WHAT TO DO -> Start at the line containing "Give me the", stop at the line containing "const xName = 'Year';", and please reproduce every line in between, both ends included, without pictures.

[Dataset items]
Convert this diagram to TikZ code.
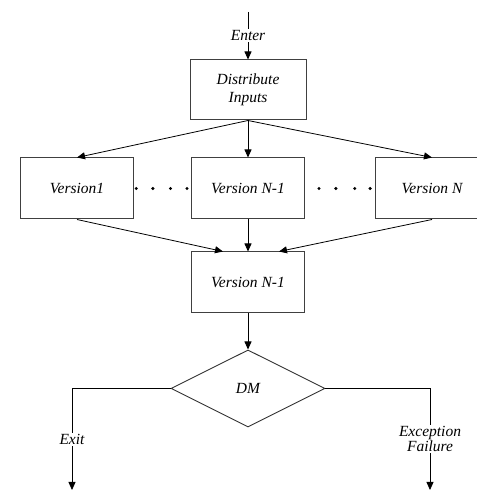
\documentclass[tikz,border=0pt]{standalone}
\usepackage{fontspec}
\setmainfont{Liberation Serif}
\usepackage{tikz}
\usetikzlibrary{arrows.meta,positioning,calc,shapes.geometric}

\begin{document}
\begin{tikzpicture}[
        x=1pt, y=1pt,
        font=\fontsize{15.5}{17.5}\selectfont\itshape,
        box/.style={rectangle, draw=black!75, line width=1pt, fill=white,
                    minimum width=113pt, minimum height=61pt, align=center,
                    inner sep=2pt},
        dec/.style={diamond, draw=black!80, line width=0.9pt, aspect=2,
                    minimum width=154pt, minimum height=77pt, inner sep=0pt},
        arr/.style={-{Triangle[length=8pt,width=7pt]}, line width=0.8pt},
        lbl/.style={fill=white, inner sep=1.5pt, align=center},
        dot/.style={fill=black}
    ]
        \useasboundingbox (0,0) rectangle (477,491);

        %--- Boxes ---
        \coordinate (enter) at (248,479);
        \node[box, minimum width=116pt, minimum height=60pt] (dist) at (248,401) {Distribute\\Inputs};
        \node[box, below=37pt of dist] (vmid) {Version N-1};
        \node[box, left=57pt of vmid] (vone) {Version1};
        \node[box, right=70pt of vmid] (vlast) {Version N};
        \node[box, below=32pt of vmid] (vout) {Version N-1};
        \node[dec, below=36pt of vout] (dm) {DM};

        %--- Loose ends at the bottom ---
        \coordinate (exitend) at (72,1);
        \coordinate (failend) at (430,1);

        %--- Arrows: fan out ---
        \draw[arr] (enter) -- node[lbl] {Enter} (dist);
        \draw[arr] (dist.south) -- (vone.north);
        \draw[arr] (dist.south) -- (vmid.north);
        \draw[arr] (dist.south) -- (vlast.north);

        %--- Arrows: gather ---
        \draw[arr] (vone.south) -- ([xshift=-25pt]vout.north);
        \draw[arr] (vmid.south) -- (vout.north);
        \draw[arr] (vlast.south) -- ([xshift=31pt]vout.north);
        \draw[arr] (vout.south) -- (dm.north);

        %--- Decision outputs ---
        \draw[arr] (dm.west) -| node[lbl, pos=0.75] {Exit} (exitend);
        \draw[arr] (dm.east) -| node[lbl, pos=0.75,
            font=\fontsize{15.5}{12.5}\selectfont\itshape] {Exception\\Failure} (failend);

        %--- Dots between the versions ---
        \foreach \p in {0.04,0.33,0.64,0.93}
            \fill[dot] ($(vone.east)!\p!(vmid.west)$) circle (1.7pt);
        \foreach \p in {0.2,0.44,0.71,0.93}
            \fill[dot] ($(vmid.east)!\p!(vlast.west)$) circle (1.7pt);
    \end{tikzpicture}
\end{document}
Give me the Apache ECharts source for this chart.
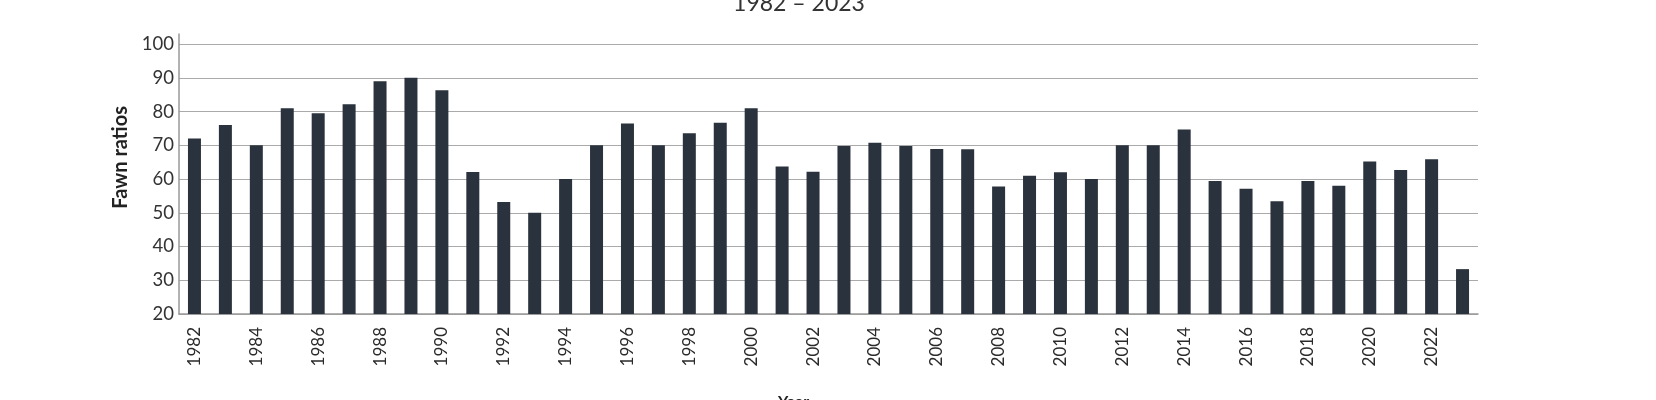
<!DOCTYPE html>
<html>
<head>
<meta charset="utf-8">
<script src="https://cdn.jsdelivr.net/npm/echarts@6/dist/echarts.min.js"></script>
<style>
html,body{margin:0;padding:0;background:#fff;}
#chart{width:1656px;height:400px;}
</style>
</head>
<body>
<div id="chart"></div>
<script>
const years = ['1982','1983','1984','1985','1986','1987','1988','1989','1990','1991','1992','1993','1994','1995','1996','1997','1998','1999','2000','2001','2002','2003','2004','2005','2006','2007','2008','2009','2010','2011','2012','2013','2014','2015','2016','2017','2018','2019','2020','2021','2022','2023'];
const fawnRatios = [72,76,70,81,79.5,82.2,89,90,86.3,62.1,53.2,50,60,70,76.5,70,73.6,76.7,81,63.7,62.2,69.8,70.8,69.8,68.9,68.8,57.8,61,62,60,70,70,74.7,59.4,57.1,53.4,59.4,58,65.2,62.7,65.9,33.3];
const titleText = '1982 – 2023';
const yName = 'Fawn ratios';
const xName = 'Year';

const chart = echarts.init(document.getElementById('chart'));
chart.setOption({
  animation: false,
  backgroundColor: '#fff',
  title: {
    text: titleText,
    left: 794,
    top: -13,
    textAlign: 'center',
    textStyle: {fontFamily: 'Lato', fontSize: 23, fontWeight: 'normal', color: '#333'}
  },
  grid: {left: 179, right: 178, top: 34, bottom: 86, containLabel: false, outerBoundsMode: 'none'},
  xAxis: {
    type: 'category',
    data: years,
    name: xName,
    nameLocation: 'middle',
    nameGap: 80,
    nameTextStyle: {fontFamily: 'Lato', fontSize: 16, fontWeight: 'bold', color: '#222', padding: [0, 70, 0, 0], verticalAlign: 'top'},
    axisLine: {lineStyle: {color: '#999', width: 1.5}},
    axisTick: {show: false},
    axisLabel: {
      interval: 1,
      rotate: 90,
      margin: 13,
      fontFamily: 'Lato',
      fontSize: 17,
      color: '#2a2a2a'
    }
  },
  yAxis: {
    type: 'value',
    min: 20,
    max: 103,
    interval: 10,
    axisLine: {show: true, lineStyle: {color: '#999', width: 1.5}},
    axisTick: {show: false},
    axisLabel: {showMaxLabel: false, margin: 5, fontFamily: 'Lato', fontSize: 18.5, color: '#333'},
    splitLine: {showMaxLine: false, lineStyle: {color: '#aaa', width: 1.2}}
  },
  graphic: [{
    type: 'text',
    left: 111,
    top: 106,
    rotation: Math.PI / 2,
    style: {text: yName, fontFamily: 'Lato', fontSize: 20, fontWeight: 'bold', fill: '#222'}
  }],
  series: [{
    type: 'bar',
    data: fawnRatios,
    barWidth: 13,
    itemStyle: {color: '#2a323d'}
  }]
});
</script>
</body>
</html>
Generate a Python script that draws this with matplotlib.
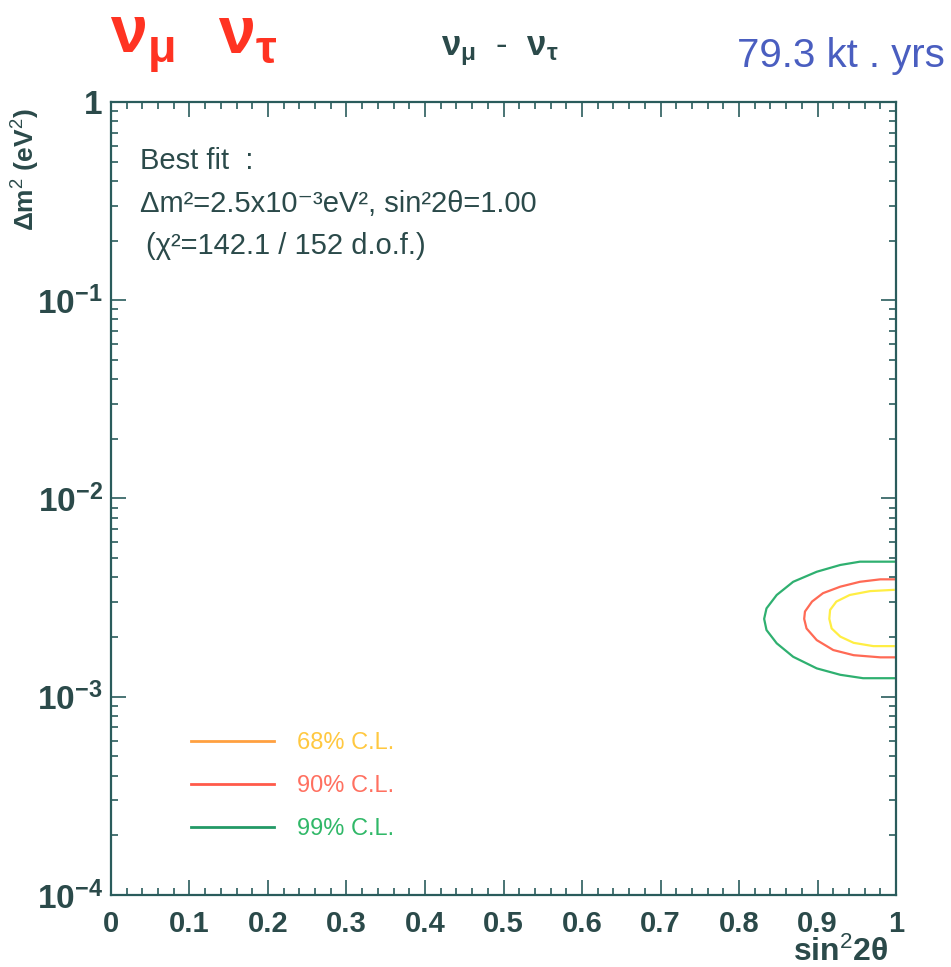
import math

import matplotlib
matplotlib.use("Agg")
import matplotlib.pyplot as plt
from matplotlib.lines import Line2D
from matplotlib.ticker import FixedLocator, FuncFormatter, LogLocator, MultipleLocator

plt.rcParams["font.family"] = ["Liberation Sans", "DejaVu Sans"]
plt.rcParams["mathtext.fontset"] = "custom"
plt.rcParams["mathtext.rm"] = "Liberation Sans"
plt.rcParams["mathtext.bf"] = "Liberation Sans:bold"
plt.rcParams["mathtext.it"] = "Liberation Sans"

# contour boundaries: (sin^2 2theta, dm^2 in eV^2)
cl99_s = [1.0, 0.954, 0.929, 0.899, 0.869, 0.848, 0.835, 0.832, 0.835, 0.848, 0.869, 0.899, 0.929, 0.958, 1.0]
cl99_dm = [4.80e-3, 4.80e-3, 4.62e-3, 4.27e-3, 3.80e-3, 3.26e-3, 2.79e-3, 2.47e-3,
           2.17e-3, 1.86e-3, 1.59e-3, 1.39e-3, 1.29e-3, 1.24e-3, 1.24e-3]
cl90_s = [1.0, 0.980, 0.954, 0.929, 0.907, 0.893, 0.884, 0.883, 0.886, 0.899, 0.920, 0.946, 0.980, 1.0]
cl90_dm = [3.91e-3, 3.91e-3, 3.80e-3, 3.59e-3, 3.33e-3, 3.02e-3, 2.69e-3, 2.47e-3,
           2.21e-3, 1.93e-3, 1.72e-3, 1.62e-3, 1.58e-3, 1.58e-3]
cl68_s = [0.997, 0.967, 0.941, 0.924, 0.916, 0.915, 0.918, 0.929, 0.946, 0.971, 0.997]
cl68_dm = [3.46e-3, 3.41e-3, 3.26e-3, 3.02e-3, 2.74e-3, 2.47e-3, 2.21e-3, 2.01e-3, 1.87e-3, 1.80e-3, 1.80e-3]

cl_labels = ["68% C.L.", "90% C.L.", "99% C.L."]
x_ticks = [0, 0.1, 0.2, 0.3, 0.4, 0.5, 0.6, 0.7, 0.8, 0.9, 1]

dark = "#2b4a4a"
spine = "#2a5c5c"


def ylab(v, pos):
    if abs(v - 1) < 1e-9:
        return "1"
    return r"$\mathbf{10^{%d}}$" % round(math.log10(v))


fig = plt.figure(figsize=(9.51, 9.67), dpi=100)
ax = fig.add_axes([0.1167, 0.0745, 0.8255, 0.82])

ax.plot(cl99_s, cl99_dm, color="#2fb070", lw=1.6)
ax.plot(cl90_s, cl90_dm, color="#ff6a55", lw=1.6)
ax.plot(cl68_s, cl68_dm, color="#ffee44", lw=1.6)

ax.set_xlim(0, 1)
ax.set_yscale("log")
ax.set_ylim(1e-4, 1)

ax.xaxis.set_major_locator(FixedLocator(x_ticks))
ax.xaxis.set_minor_locator(MultipleLocator(0.02))
ax.xaxis.set_major_formatter(FuncFormatter(lambda v, p: "%g" % v))
ax.yaxis.set_major_locator(LogLocator(base=10, numticks=10))
ax.yaxis.set_minor_locator(LogLocator(base=10, subs=range(2, 10), numticks=20))
ax.yaxis.set_major_formatter(FuncFormatter(ylab))

ax.tick_params(which="both", direction="in", top=True, right=True, color=spine, width=1.2,
               labelcolor=dark)
ax.tick_params(which="major", length=11)
ax.tick_params(which="minor", length=5)
ax.tick_params(axis="x", which="major", pad=11, labelsize=21)
ax.tick_params(axis="y", which="major", pad=6, labelsize=24)
for lab in ax.get_xticklabels() + ax.get_yticklabels():
    lab.set_fontweight("bold")
for s in ax.spines.values():
    s.set_color(spine)
    s.set_linewidth(1.6)

ax.set_xlabel(r"sin$^{2}$2θ", fontsize=23, fontweight="bold", color=dark, va="baseline")
ax.xaxis.set_label_coords(0.93, -0.083)
ax.set_ylabel(r"Δm$^{2}$ (eV$^{2}$)", fontsize=19, fontweight="bold", color=dark)
ax.yaxis.set_label_coords(-0.088, 0.915)

ax.text(0.037, 0.925, "Best fit  :", transform=ax.transAxes, fontsize=21, color=dark, va="center")
ax.text(0.037, 0.871, "Δm²=2.5x10⁻³eV², sin²2θ=1.00", transform=ax.transAxes, fontsize=21,
        color=dark, va="center")
ax.text(0.045, 0.818, "(χ²=142.1 / 152 d.o.f.)", transform=ax.transAxes, fontsize=21,
        color=dark, va="center")

handles = [Line2D([], [], color="#ffa040", lw=2),
           Line2D([], [], color="#ff5a4a", lw=2),
           Line2D([], [], color="#229966", lw=2)]
leg = ax.legend(handles, cl_labels, loc="upper left", bbox_to_anchor=(0.09, 0.217),
                frameon=False, fontsize=17, handlelength=3.5, handletextpad=1.0,
                labelspacing=0.88, borderaxespad=0)
for t, c in zip(leg.get_texts(), ["#ffc840", "#ff7060", "#30b868"]):
    t.set_color(c)

fig.text(0.116, 0.946, r"$\mathbf{ν_{μ}}$", fontsize=48, color="#ff3322", va="baseline")
fig.text(0.229, 0.946, r"$\mathbf{ν_{τ}}$", fontsize=48, color="#ff3322", va="baseline")
fig.text(0.526, 0.943, r"$\mathbf{ν_{μ}}$  -  $\mathbf{ν_{τ}}$", fontsize=25, color=dark,
         va="baseline", ha="center")
fig.text(0.994, 0.931, "79.3 kt . yrs", fontsize=29, color="#4a5ec0", va="baseline", ha="right")

fig.savefig("out.png", dpi=100)
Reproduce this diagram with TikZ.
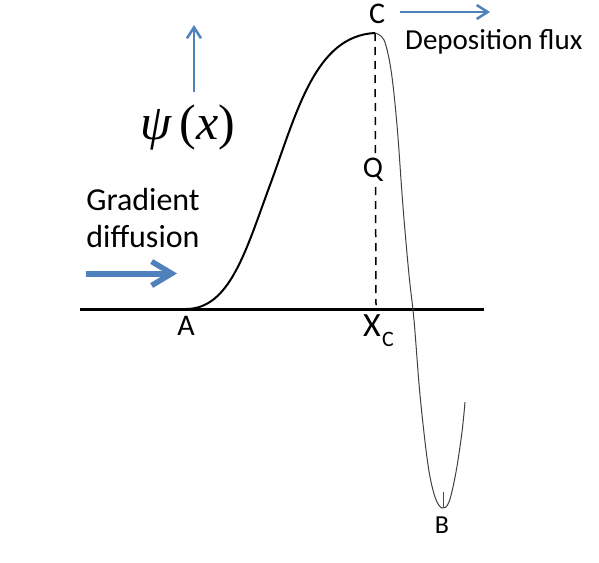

SOLUTION FOR THIS PROBLEM ->
Give me the Apache ECharts source for this chart.
<!DOCTYPE html>
<html>
<head>
<meta charset="utf-8">
<script src="https://cdn.jsdelivr.net/npm/echarts@6/dist/echarts.min.js"></script>
<style>
html,body{margin:0;padding:0;background:#fff;}
#chart{width:1656px;height:400px;}
</style>
</head>
<body>
<div id="chart"></div>
<script>
const years = ['1982','1983','1984','1985','1986','1987','1988','1989','1990','1991','1992','1993','1994','1995','1996','1997','1998','1999','2000','2001','2002','2003','2004','2005','2006','2007','2008','2009','2010','2011','2012','2013','2014','2015','2016','2017','2018','2019','2020','2021','2022','2023'];
const fawnRatios = [72,76,70,81,79.5,82.2,89,90,86.3,62.1,53.2,50,60,70,76.5,70,73.6,76.7,81,63.7,62.2,69.8,70.8,69.8,68.9,68.8,57.8,61,62,60,70,70,74.7,59.4,57.1,53.4,59.4,58,65.2,62.7,65.9,33.3];
const titleText = '1982 – 2023';
const yName = 'Fawn ratios';
const xName = 'Year';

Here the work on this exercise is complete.